Saturday, June 20, 2009

a little bit of contemplation

Don't tell me how I know but a person can't be ignorant forever. There are means of acquiring the proper 'channels' to find out what is said about you behind your back and most certainly, if you wanted to keep something secret from the entire world the only foolproof way of doing that is to just shoot yourself dead.

Plenty of things I found, I found out too late. I also found out through the hard way that by the time I knew, too much damage had been done. And that they were irreversible.

Sometimes the 'victim' in me lashes out by seeking out the reasons as to how I could have ended up in a lot of shit. Why are people so cruel to me?

The best thing is always to try my best to shrug it off and chalk it up as part of my experiences in growing up. The most important thing though, is to learn from that.

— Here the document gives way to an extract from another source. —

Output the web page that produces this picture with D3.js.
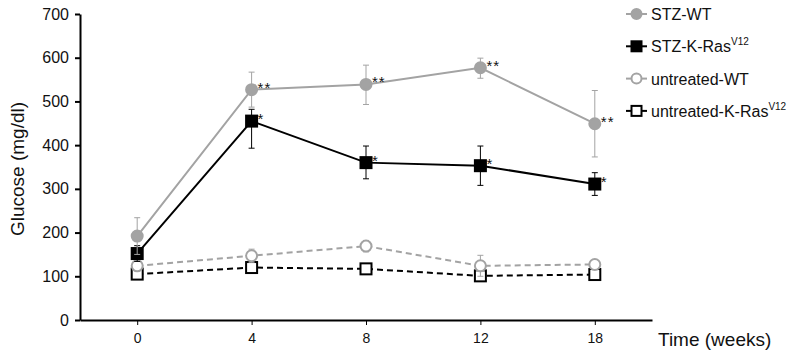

Unfortunately, sometimes I don't and history has an uncanny way of repeating itself and it has, in a few occasions.

Right now though, all of that are behind me.

That was after a really bad second experience totally woke me up for good from the lies that I was living in (after the first bad experience, I went into denial and at some point convinced myself that it was a mistake that wasn't supposed to end up the way it had).

Unfortunately, not everyone is as fortunate.

Like the girl who always knew what a cheat her boyfriend was, still is and will always be. She gets hurt time and time again, writing letters to her boyfriend to voice out her pain, her disappointment that she is finally, "leaving you for good". Yet, she never does leave because he knows all the right things to say and do.

Sometimes it ain't the right move to put your vulnerable heart on a platter and serve it to a manipulating person - gives them even more of an ammunition to break your heart apart.

I still wish that she will wake up from this 'sleepwalking' soon. Same as the many others, who are being cheated.

I used to be in their position. I am thankful that I am no longer there.